After transition I agree, but before transition Gregory Hemingway was a well-known public figure and published author who self-identified as a man, so it would be anachronistic and simply inaccurate to say that a woman named Gloria Hemingway published the 1976 book Papa: A Personal Memoir, for example. --Delirium 03:23, 2 June 2007 (UTC)
I concur. It may be difficult to get this right, but using "he/him/his" throughout the entire article is inappropriate, and the page should also moved to her later name (Gloria Hemingway), since that's who she was. -- Schneelocke 08:26, 2 June 2007 (UTC)
I considered that while writing it, but the sources I worked from kept referring to the person using the male pronouns. I'm fine with it being either way. violet/riga (t) 08:58, 2 June 2007 (UTC)

This brings up a real complication with sex changes, if they are indeed legally recognized, they'd immediately nullify marriages if the latter are not recognized..

[edit] Page move

I moved the page to Gloria Hemingway, since that was her name. Gregory Hemingway remains as a redirect, of course! I'll now proceed to fix the pronouns. -- Captain Disdain 16:56, 2 June 2007 (UTC)

And that's done, too. (I opted to go with feminine pronouns throughout the article and used her name where there was significant danger of confusion.
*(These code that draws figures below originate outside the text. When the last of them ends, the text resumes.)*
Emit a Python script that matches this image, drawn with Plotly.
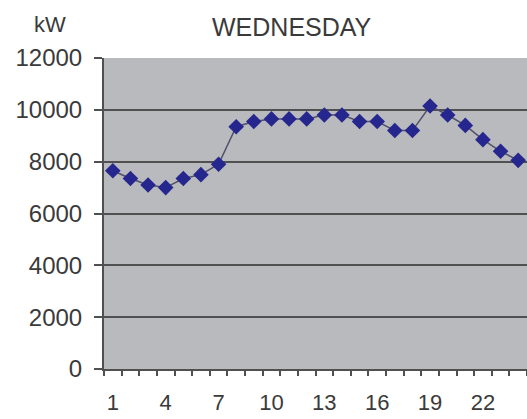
import plotly.graph_objects as go

# Hourly load profile for Wednesday
hours = list(range(1, 25))
load_kw = [7650, 7350, 7100, 7000, 7350, 7500, 7900, 9350, 9550, 9650, 9650, 9650,
           9800, 9800, 9550, 9550, 9200, 9200, 10150, 9800, 9400, 8850, 8400, 8050]
x_tick_hours = [1, 4, 7, 10, 13, 16, 19, 22]
y_ticks = [0, 2000, 4000, 6000, 8000, 10000, 12000]

FONT = "Liberation Sans, Arial, sans-serif"
TEXT = "#3a3a3a"
GRID = "#505050"

fig = go.Figure()
fig.add_trace(go.Scatter(
    x=hours, y=load_kw, mode="lines+markers",
    line=dict(color="#50506a", width=1.5),
    marker=dict(symbol="diamond", size=12, color="#26268f",
                line=dict(width=0)),
    showlegend=False,
))

fig.update_layout(
    width=527, height=419,
    margin=dict(l=104, r=0, t=58, b=50),
    paper_bgcolor="white",
    plot_bgcolor="#b9babe",
    font=dict(family=FONT, size=24, color=TEXT),
    xaxis=dict(
        range=[0.5, 24.5], automargin=False,
        tickvals=x_tick_hours, ticktext=[str(h) for h in x_tick_hours],
        tickfont=dict(size=22),
        ticks="", showgrid=False, zeroline=False,
        showline=True, linecolor=GRID, linewidth=2,
        ticklabelstandoff=13,
        minor=dict(ticks="outside", tick0=0.5, dtick=1, ticklen=5,
                   tickcolor=GRID, tickwidth=2, showgrid=False),
    ),
    yaxis=dict(
        range=[0, 12000], tickvals=y_ticks, automargin=False,
        ticktext=[str(v) for v in y_ticks],
        ticks="outside", ticklen=8, tickcolor=GRID, tickwidth=2,
        showgrid=True, gridcolor=GRID, gridwidth=2,
        zeroline=False, showline=True, linecolor=GRID, linewidth=2,
        ticklabelstandoff=7,
    ),
    annotations=[
        dict(text="WEDNESDAY", xref="paper", yref="paper",
             x=0.4445, y=1.0997, xanchor="center", yanchor="middle",
             showarrow=False, font=dict(size=25, color=TEXT)),
        dict(text="kW", xref="paper", yref="paper",
             x=-0.1277, y=1.107, xanchor="center", yanchor="middle",
             showarrow=False, font=dict(size=22, color=TEXT)),
    ],
)

fig.write_html("out.html")
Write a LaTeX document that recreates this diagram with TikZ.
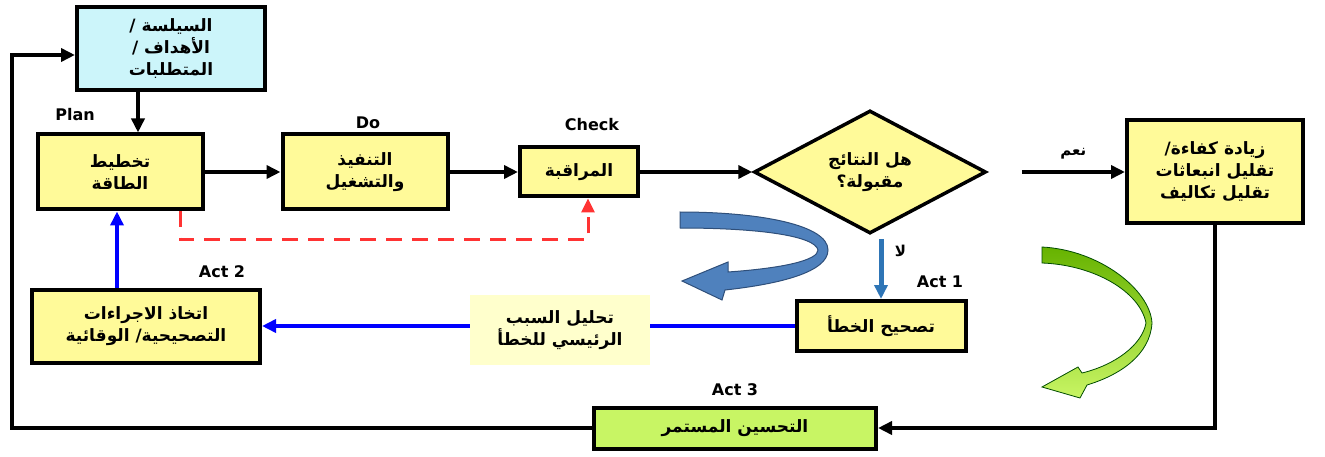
\documentclass[tikz,border=0pt]{standalone}
\usepackage{fontspec}
\setmainfont{DejaVu Sans}
\newfontfamily\arabicfont[Script=Arabic]{DejaVu Sans}
\TeXXeTstate=1
\usetikzlibrary{arrows.meta,shapes.geometric}
\tikzset{>={Triangle[length=14pt,width=13pt]}}
\colorlet{boxYellow}{yellow!40}
\definecolor{boxCyan}{HTML}{CCF5FA}
\definecolor{boxGreen}{HTML}{C8F564}
\definecolor{noteYellow}{HTML}{FFFFCC}
\definecolor{stepBlue}{HTML}{2E75B6}
\definecolor{swirlBlue}{HTML}{4F81BD}
\definecolor{swirlEdge}{HTML}{2F4F7A}
\definecolor{dashRed}{HTML}{FF3333}
\newcommand{\artext}[1]{{\arabicfont\bfseries\beginR #1\endR}}
\tikzset{
  box/.style={draw, line width=4pt, fill=boxYellow, align=center, inner sep=2pt,
    font=\fontsize{17}{22}\selectfont},
  tag/.style={font=\bfseries\fontsize{16}{18}\selectfont},
  flow/.style={line width=3.5pt, ->},
  fixline/.style={line width=3.5pt, blue, ->}
}

\begin{document}
\begin{tikzpicture}[x=1pt,y=-1pt]
\useasboundingbox (0,0) rectangle (1325,457);
% top row
\node[box, fill=boxCyan, minimum width=188pt, minimum height=83pt] (goals) at (171,49)
  {\artext{السيلسة /}\\ \artext{الأهداف /}\\ \artext{المتطلبات}};
\node[box, minimum width=165pt, minimum height=75pt] (plan) at (120,172)
  {\artext{تخطيط}\\ \artext{الطاقة}};
\node[box, minimum width=165pt, minimum height=75pt] (do) at (365,172)
  {\artext{التنفيذ}\\ \artext{والتشغيل}};
\node[box, minimum width=118pt, minimum height=49pt] (check) at (579,172)
  {\artext{المراقبة}};
\node[box, diamond, line width=3.5pt, minimum width=232pt, minimum height=122pt, inner sep=0pt] (results) at (870,172)
  {\artext{هل النتائج}\\ \artext{مقبولة؟}};
\node[box, minimum width=176pt, minimum height=103pt] (gains) at (1215,172)
  {\artext{زيادة كفاءة/}\\ \artext{تقليل انبعاثات}\\ \artext{تقليل تكاليف}};
% act boxes
\node[box, minimum width=169pt, minimum height=50pt] (act1) at (881,326)
  {\artext{تصحيح الخطأ}};
\node[box, minimum width=228pt, minimum height=73pt] (act2) at (146,326)
  {\artext{اتخاذ الاجراءات}\\ \artext{التصحيحية/ الوقائية}};
\node[box, fill=boxGreen, minimum width=282pt, minimum height=41pt] (act3) at (735,428)
  {\artext{التحسين المستمر}};

\node[tag] at (75,115) {Plan};
\node[tag] at (368,123) {Do};
\node[tag] at (592,125) {Check};
\node[tag] at (940,282) {Act 1};
\node[tag] at (222,272) {Act 2};
\node[tag] at (735,390) {Act 3};

% main flow
\draw[flow] ([xshift=-33pt]goals.south) -- ([xshift=-33pt]goals.south |- plan.north);
\draw[flow] (plan.east) -- (do.west);
\draw[flow] (do.east) -- (check.west);
\draw[flow] (check.east) -- (results.west);
\draw[flow] ([xshift=34pt]results.east) -- node[above=8pt, font=\fontsize{15}{17}\selectfont] {\artext{نعم}} (gains.west);
\draw[line width=5pt, stepBlue, ->] ([yshift=-4pt]act1.north |- results.south) -- node[right=8pt, pos=0.2, black, font=\fontsize{15}{17}\selectfont] {\artext{لا}} (act1.north);
\draw[flow] (gains.south) |- (act3.east);
\draw[flow] (act3.west) -- ++(-580,0) |- ([yshift=-6pt]goals.west);

% corrective loop
\draw[fixline] (act1.west) -- (act2.east);
\node[fill=noteYellow, minimum width=180pt, minimum height=70pt, align=center,
  font=\fontsize{17}{22}\selectfont] (cause) at (560,330)
  {\artext{تحليل السبب}\\ \artext{الرئيسي للخطأ}};
\draw[fixline] ([xshift=-29pt]act2.north) -- ([xshift=-29pt]act2.north |- plan.south);
\draw[dashRed, line width=3pt, dash pattern=on 16pt off 10pt, ->] ([xshift=60pt]plan.south) -- ++(0,28) -| ([xshift=9pt]check.south);

% swirl arrows
\draw[swirlEdge, fill=swirlBlue, line width=1pt]
  (680,212) .. controls (760,212) and (828,225) .. (828,250)
  .. controls (828,272) and (780,284) .. (725,290) -- (722,300) -- (682,281) -- (728,262) -- (728,272)
  .. controls (785,268) and (818,260) .. (818,250)
  .. controls (815,236) and (760,228) .. (680,228) -- cycle;
\draw[black!70!green, top color=green!50!black!60!yellow, bottom color=boxGreen, line width=0.8pt]
  (1042,247) .. controls (1100,250) and (1150,290) .. (1152,323)
  .. controls (1150,355) and (1120,375) .. (1087,385) -- (1080,398) -- (1042,387) -- (1078,367) -- (1082,373)
  .. controls (1115,365) and (1142,345) .. (1146,323)
  .. controls (1140,292) and (1095,265) .. (1042,263) -- cycle;
\end{tikzpicture}
\end{document}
Right now this is pretty much a stub, so I don't think it's all that complicated -- if the article is expanded, then I agree that making a distinction between the mascule and feminine pronouns is an issue, but right now? Not so much.) -- Captain Disdain 17:05, 2 June 2007 (UTC)
I'm not sure what you mean by "that was her name". The person in question was named "Gregory Hemingway" for 64 years (1931-1995), and "Gloria Hemingway" for 6 years (1995-2001). Since most of his well-known work was done while self-identifying as a man and named "Gregory Hemingway", putting this entry at "Gloria Hemingway" contradicts the "use most common name" rule. See, for example, Cat Stevens, who isn't located at his preferred but less known name, Yusuf Islam. --Delirium 00:24, 3 June 2007 (UTC)
Well, not that I don't understand where you're coming from, but I don't think these are comparable situations. I think there's a huge difference between Cat Stevens and Gregory (or Gloria, for that matter) Hemingway in terms of name recognition. Gregory Hemingway wasn't exactly a household name even in literary circles. Calling Cat Stevens primarily something other than Cat Stevens would be like calling Sting primarily Gordon Sumner or calling Elton John primarily Reginald Dwight -- it'd be pretty stupid, because relatively few people recognize those original names, and yet they are all international superstars that just about everyone in the Western world recognizes.
Hemingway's change of identity, on the other hand, wasn't as drastic (well, not in terms of her name, anyway), because she still retained her last name, which is far, far more recognizable in and of itself than her first name. And yes, she did most of her work as a man, but she certainly got her share of publicity precisely because she changed her identity as she did. -- Captain Disdain 11:37, 5 June 2007 (UTC)
Just a check of Google confirms that Gregory Hemingway is the most common name this person is referred to by, as the first name pulls up 604 references while "Gloria Hemingway" draws only 220. Removing allusions to Wikipedia from the search pulls the references even more in "Gregory's" favor. Google Books and Google Scholar are more of the same, but even more drastically tilted towards the use of Greg. Gregory Hemingway was pretty well known in Hemingway circles, since he published a memoir of his father and edited things such as the widely read Finca Vigia edition of Ernest's short stories --- all of these things were (and are) published under the name of Gregory. This article cites 4 references that were used in putting together this article --- all of them refer to this individual as Gregory Hemingway. The material there says that "for the most part" he continued to dress and present himself publically as a man after his sex change operation, i.e. remarrying in 1997 while putting himself as "Gregory" on his marriage certificate or appearing at the opening of a Hemingway museum in 1999 as Gregory, dressed in male clothes. I don't think there's very good justification to depart from the rule Delirium cited. 69.226.74.4 19:04, 2 July 2007 (UTC)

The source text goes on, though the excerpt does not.